Hundreds of millions of dollars in treatment money could be diverted toward interest and administrative payments to support the bond, Bernard said. She also believes that cities and counties are often reluctant to approve homeless housing development, leading to fewer new homes funded by bond money than proponents suggest.

“I recognize that this housing is needed, but stealing treatment money from the severely mentally ill is despicable and counterproductive,” Bernard said.

Y’now, the female is right. This is a standard liberal falsehood, that the homeless exist because they don’t have homes, and a standard liberal solution, give them free housing then threaten to take it away if they don’t vote for The Party. She is particularly right about the possibility of funds being skimmed off to banksters and administrators.

Even today, most homeless tend to fall into three categories: the addict, the crazy and the willing. It isn’t true that the failing economy causes homelessness; most people have families or friends to help out temporarily and those that don’t, get off the streets as quickly as they can. An RV or rented room isn’t much of a home but it’s enough.

Of course, the government does what it can to make more addicts (legalizing marijuana, pushing Ritalin), more insanity (criminalization of manhood, social and sexual experimentation on schoolchildren) and more willing homeless (cult of victimhood). Then it pretends to worry about the increase in homelessness.

The way to end homelessness is to incarcerate the addicts, treat the crazies (sometimes by force) and ignore the willing homeless unless they panhandle tourists or something (no welfare). But what politician needs a solution when he can have an opportunity for fraud and enslaved voters instead?

Later in the article:

In the Los Angeles area, the homeless population is continuing to grow, according to a county report released this month. The increase is occurring even though the region recently added thousands of beds for homeless residents and approved a local bond measure for housing and a sales tax hike to cover services. The annual budget shortfall in the county’s homelessness program could now be more than $270 million, according to a Times analysis.

Los Angeles Mayor Eric Garcetti and mayors from 10 of California’s largest cities have endorsed new legislation that would provide $1.5 billion in state funding to help finance new homeless housing and provide rental assistance. Los Angeles County has by far the state’s highest homeless population, nearly 59,000 people, and would receive the largest amount of revenue from the bill.

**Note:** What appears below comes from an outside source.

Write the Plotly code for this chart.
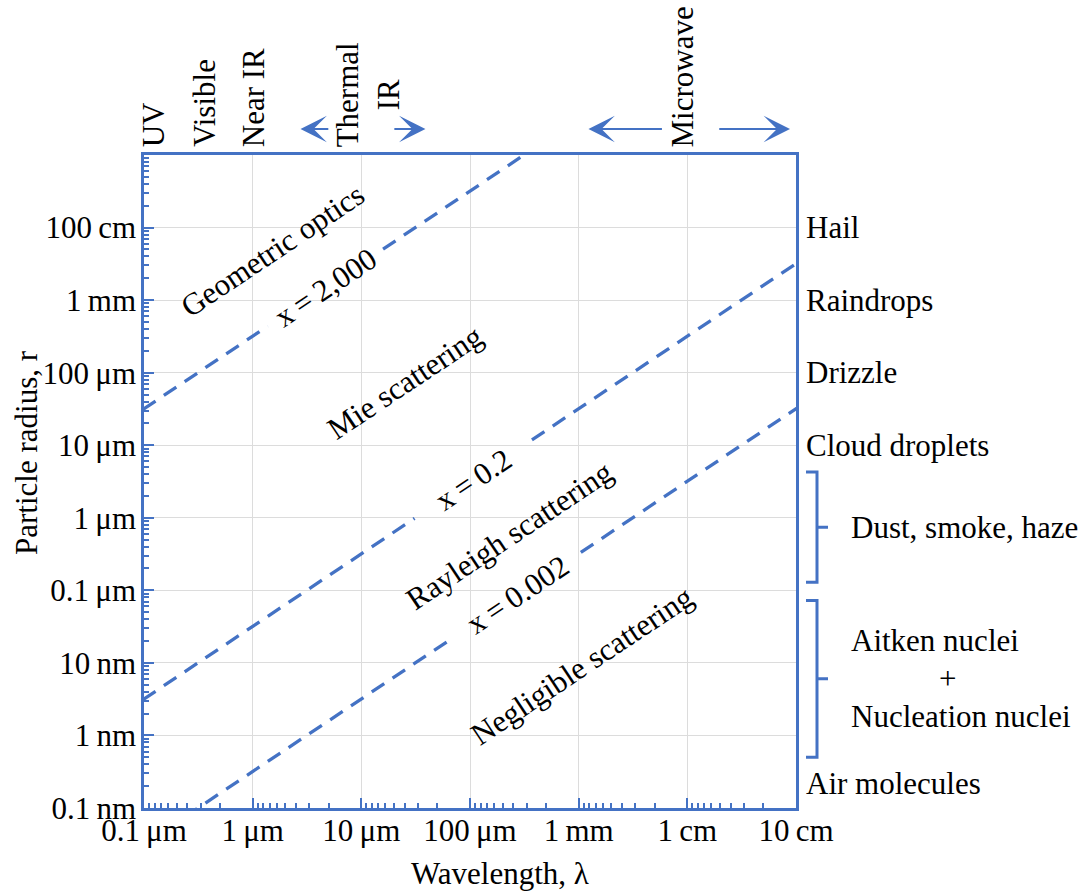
import math
import plotly.graph_objects as go

BLUE = "#4472C4"
GRID = "#dcdcdc"
FONT = "Liberation Serif"
FS = 31
TS = "\u2009"  # thin space between number and unit

# Plot box in pixels
W, H = 1088, 891
ML, MR, MT, MB = 144, 292, 155, 83
PW, PH = W - ML - MR, H - MT - MB

# Axis limits (log10 of metres)
X_LOG = [-7, -1]
Y_LOG = [-10, -1]

# Size parameter x = 2*pi*r / lambda for the regime boundaries
size_params = [2000, 0.2, 0.002]
size_labels = ["x" + TS + "=" + TS + "2,000", "x" + TS + "=" + TS + "0.2", "x" + TS + "=" + TS + "0.002"]
size_label_log_lambda = [-5.33, -3.97, -3.56]
size_label_gap = [1.06, 1.08, 1.16]  # decades of wavelength left blank around each label

# Axis ticks
x_tickvals = [1e-7, 1e-6, 1e-5, 1e-4, 1e-3, 1e-2, 1e-1]
x_ticktext = ["0.1" + TS + "μm", "1" + TS + "μm", "10" + TS + "μm", "100" + TS + "μm",
              "1" + TS + "mm", "1" + TS + "cm", "10" + TS + "cm"]
y_tickvals = [1e-10, 1e-9, 1e-8, 1e-7, 1e-6, 1e-5, 1e-4, 1e-3, 1e-2]
y_ticktext = ["0.1" + TS + "nm", "1" + TS + "nm", "10" + TS + "nm", "0.1" + TS + "μm",
              "1" + TS + "μm", "10" + TS + "μm", "100" + TS + "μm", "1" + TS + "mm",
              "100" + TS + "cm"]

# Scattering regimes written inside the chart
regimes = ["Geometric optics", "Mie scattering", "Rayleigh scattering", "Negligible scattering"]
regime_log_lambda = [-5.82, -4.60, -3.64, -2.97]
regime_log_radius = [-2.31, -4.14, -6.24, -8.03]

# Particle types along the right edge
particles = ["Hail", "Raindrops", "Drizzle", "Cloud droplets", "Air molecules"]
particle_radius = [1e-2, 1e-3, 1e-4, 1e-5, 2.2e-10]

# Bracketed particle ranges
bracket_names = ["Dust, smoke, haze", "Aitken nuclei\n+\nNucleation nuclei"]
bracket_low = [10 ** -6.89, 10 ** -9.30]
bracket_high = [10 ** -5.37, 10 ** -7.14]

# Spectral bands above the chart
bands = ["UV", "Visible", "Near IR", "Thermal<br>IR", "Microwave"]
band_lambda = [10 ** -6.91, 10 ** -6.45, 10 ** -5.99, 10 ** -4.94, 10 ** -2.04]
# arrows: (tail, head) wavelengths
band_arrows = [(10 ** -5.29, 10 ** -5.56), (10 ** -4.71, 10 ** -4.41),
               (10 ** -2.22, 10 ** -2.91), (10 ** -1.72, 10 ** -1.055)]

slope_deg = math.degrees(math.atan((PH / (Y_LOG[1] - Y_LOG[0])) / (PW / (X_LOG[1] - X_LOG[0]))))


def px_to_paper_x(px):
    return (px - ML) / PW


def log_r_to_paper_y(lr):
    return (lr - Y_LOG[0]) / (Y_LOG[1] - Y_LOG[0])


def text_font():
    return dict(family=FONT, size=FS, color="black")


fig = go.Figure()

annotations = []
for xp, lab, c, gap in zip(size_params, size_labels, size_label_log_lambda, size_label_gap):
    k = xp / (2 * math.pi)
    lam_a = 10 ** (c - gap / 2)
    lam_b = 10 ** (c + gap / 2)
    lam = [10 ** -7.2, lam_a, None, lam_b, 10 ** -0.8]
    r = [None if l is None else k * l for l in lam]
    fig.add_trace(go.Scatter(x=lam, y=r, mode="lines", connectgaps=False,
                             line=dict(color=BLUE, width=3.3, dash="15px,10px"),
                             hoverinfo="skip"))
    annotations.append(dict(x=c, y=c + math.log10(k), xref="x", yref="y", text=lab,
                            xanchor="center", yanchor="middle",
                            showarrow=False, textangle=-slope_deg, font=text_font()))

for name, lx, ly in zip(regimes, regime_log_lambda, regime_log_radius):
    annotations.append(dict(x=lx, y=ly, xref="x", yref="y", text=name, showarrow=False,
                            xanchor="center", yanchor="middle",
                            textangle=-slope_deg, font=text_font()))

for name, r in zip(particles, particle_radius):
    annotations.append(dict(x=1, y=math.log10(r), xref="paper", yref="y", text=name,
                            xanchor="left", yanchor="middle", xshift=8, showarrow=False,
                            font=text_font()))

shapes = []
x_end = px_to_paper_x(806)
x_bar = px_to_paper_x(817)
x_tip = px_to_paper_x(828)
for name, lo, hi in zip(bracket_names, bracket_low, bracket_high):
    y0 = log_r_to_paper_y(math.log10(lo))
    y1 = log_r_to_paper_y(math.log10(hi))
    ym = (y0 + y1) / 2
    path = (f"M {x_end},{y1} L {x_bar},{y1} L {x_bar},{y0} L {x_end},{y0} "
            f"M {x_bar},{ym} L {x_tip},{ym}")
    shapes.append(dict(type="path", path=path, xref="paper", yref="paper",
                       line=dict(color=BLUE, width=3)))
    lines = name.split("\n")
    if len(lines) == 1:
        annotations.append(dict(x=px_to_paper_x(849), y=ym, xref="paper", yref="paper",
                                text=lines[0], xanchor="left", yanchor="middle",
                                showarrow=False, font=text_font()))
    else:
        step = 38 / PH
        annotations.append(dict(x=px_to_paper_x(849), y=ym + step, xref="paper", yref="paper",
                                text=lines[0], xanchor="left", yanchor="middle",
                                showarrow=False, font=text_font()))
        annotations.append(dict(x=px_to_paper_x(947), y=ym, xref="paper", yref="paper",
                                text=lines[1], xanchor="center", yanchor="middle",
                                showarrow=False, font=text_font()))
        annotations.append(dict(x=px_to_paper_x(849), y=ym - step, xref="paper", yref="paper",
                                text=lines[2], xanchor="left", yanchor="middle",
                                showarrow=False, font=text_font()))

for name, lam in zip(bands, band_lambda):
    annotations.append(dict(x=math.log10(lam), y=1, xref="x", yref="paper", text=name,
                            textangle=-90, xanchor="center", yanchor="bottom", yshift=6,
                            showarrow=False, font=text_font()))

arrow_y = (H - MB - 129) / PH
for tail, head in band_arrows:
    annotations.append(dict(x=math.log10(head), y=arrow_y, xref="x", yref="paper",
                            ax=math.log10(tail), ay=0, axref="x", ayref="pixel",
                            text="", showarrow=True, arrowhead=3, arrowsize=2.2,
                            arrowwidth=2, arrowcolor=BLUE, standoff=0, startstandoff=0))

annotations.append(dict(x=px_to_paper_x(500), y=(H - MB - 873) / PH, xref="paper", yref="paper",
                        text="Wavelength, λ", xanchor="center", yanchor="middle",
                        showarrow=False, font=text_font()))
annotations.append(dict(x=px_to_paper_x(27), y=(H - MB - 453) / PH, xref="paper", yref="paper",
                        text="Particle radius, r", textangle=-90, xanchor="center",
                        yanchor="middle", showarrow=False, font=text_font()))

x_minor = [10 ** (k + 1) / n for k in range(X_LOG[0], X_LOG[1]) for n in range(2, 10)]
y_minor = [n * 10 ** k for k in range(Y_LOG[0], Y_LOG[1]) for n in range(2, 10)]

axis_common = dict(type="log", showline=True, linecolor=BLUE, linewidth=2.5, mirror=True,
                   showgrid=True, gridcolor=GRID, gridwidth=1, zeroline=False,
                   ticks="inside", ticklen=10, tickwidth=2, tickcolor=BLUE,
                   tickfont=text_font(), tickmode="array")

fig.update_layout(
    width=W, height=H,
    margin=dict(l=ML, r=MR, t=MT, b=MB, pad=0),
    plot_bgcolor="white", paper_bgcolor="white",
    showlegend=False,
    xaxis=dict(axis_common, range=X_LOG, tickvals=x_tickvals, ticktext=x_ticktext,
               ticklabelstandoff=-7,
               minor=dict(tickmode="array", tickvals=x_minor, ticks="inside", ticklen=5,
                          tickwidth=1.5, tickcolor=BLUE, showgrid=False)),
    yaxis=dict(axis_common, range=Y_LOG, tickvals=y_tickvals, ticktext=y_ticktext,
               ticklabelstandoff=-1,
               minor=dict(tickmode="array", tickvals=y_minor, ticks="inside", ticklen=5,
                          tickwidth=1.5, tickcolor=BLUE, showgrid=False)),
    annotations=annotations,
    shapes=shapes,
)

fig.write_html("out.html")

Emphasis mine: the increase is occurring because the government is adding thousands of beds and throwing money at the problem. You get more of what you subsidize. Even liberals understand this, which is why they try to subsidize helplessness (and laziness, and greed, and now mind-altering drugs) in every form in order to have guaranteed votes for the next election.

There’s a MGTOW moral here: never accept public charity. Its purpose is to make you dependent upon the system. They are not helping you for YOUR sake.

*Originally D-Los Angeles. But I’m not wrong.